A restricted parking zone (RPZ) that covers the city centre makes on-street parking illegal within the defined area without the requirement of double yellow lines, but the Department for Transport (DfT) stipulates that signage to warn unbeknownst motorists must be present.
Though the intention of a RPZ is above board, to enhance the environment by removing visually intrusive double yellow line road markings, their use without signage would appear disingenuous and confusing to motorists.
As the outlined in chapter 3 of DfT’s traffic signs manual, “Drivers need to be alerted to the fact that they are entering a special area where there is a prohibition of waiting without yellow lines.”
Pepper Lane, behind the restaurant quarter at Cathedral Lanes, has been pointed out as an area where signage was removed due to resurfacing works some weeks ago.

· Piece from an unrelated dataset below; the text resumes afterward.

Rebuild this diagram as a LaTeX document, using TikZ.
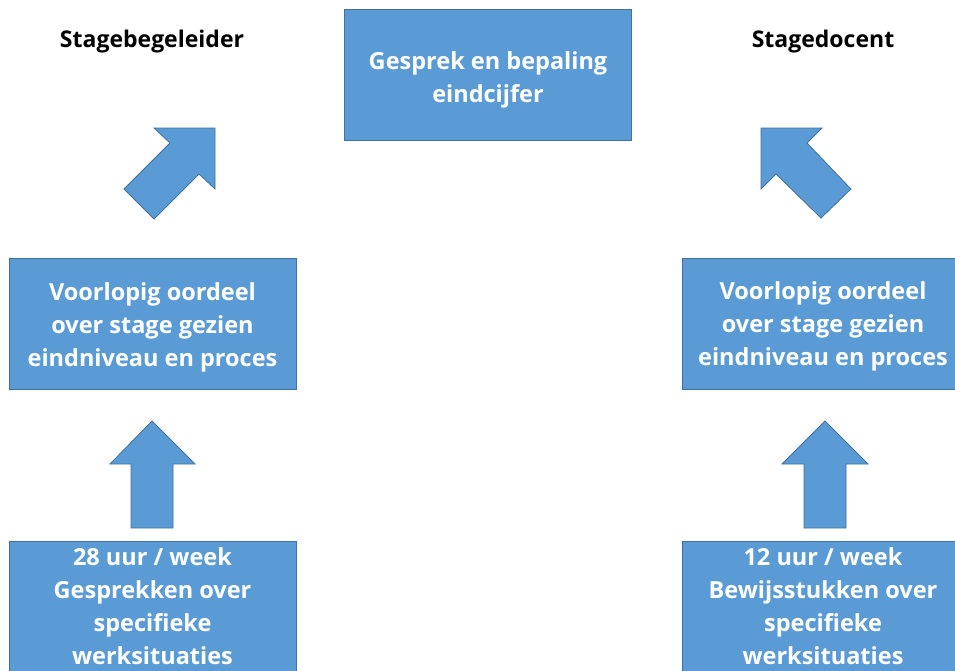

Works concluded and the road reopened on November 6, but signage to warn against parking on the road has not been replaced, despite DfT recommending that signage should be “strategically placed so that where drivers might be tempted to stop, they can see a sign.”
Given that Coventry Cathedral is playing host to an outdoor ice skating rink, parking in the area is thought to have increased as families descend on the area.
Though, a City Council spokesperson revealed only two warning notices had been issued to motorists parking illegally on Pepper Lane, both of which were “subsequently cancelled.”
However, no information was available on parking fines elsewhere in the city centre where signage is missing.
Warwick Street, beside Coventry Railway Station, is another area missing no-parking signs after contractors removed outbound signage some time ago during works in the area, while the inbound signage was recently damaged by a vehicle.
The City Council said it was made aware of the missing signage on December 17, and that new signs have been ordered and are in the process of being replaced.
Precedent exists to indicate the City Council have history on the issue; in 2018, the Traffic Penalty Tribunal, the public body that decides motorists’ appeals against parking fines, ruled Coventry’s scheme was “inadequate” and that residents had been wrongly fined.
In the year 2018/19, 500 motor vehicle related fines were appealed by Coventry residents, of which 471 were successful.
Interestingly, this compares unfavourably to neighbouring Birmingham, a far larger city that handed out almost triple the number of fines yet only 350 resident appeals were successful.
One reader conveniently pointed out, “Without signage, any penalty notices issued on the roads in question are unenforceable, the appeals body will throw out the fine.
“The council have effectively created a FPZ – free parking zone.” Though this should not be taken as legal advice.
Those seeking safe free parking would be wise to make use of the free parking on offer at all City Council-owned locations until midnight on December 26.
Commenting on missing signage to warn of the RPZ, a Coventry City Council spokesperson told the Coventry Times that “signage is checked on a regular basis by the Civil Enforcement Officers and missing or damaged signs are replaced as soon as is possible to ensure that motorists are not unfairly penalised.”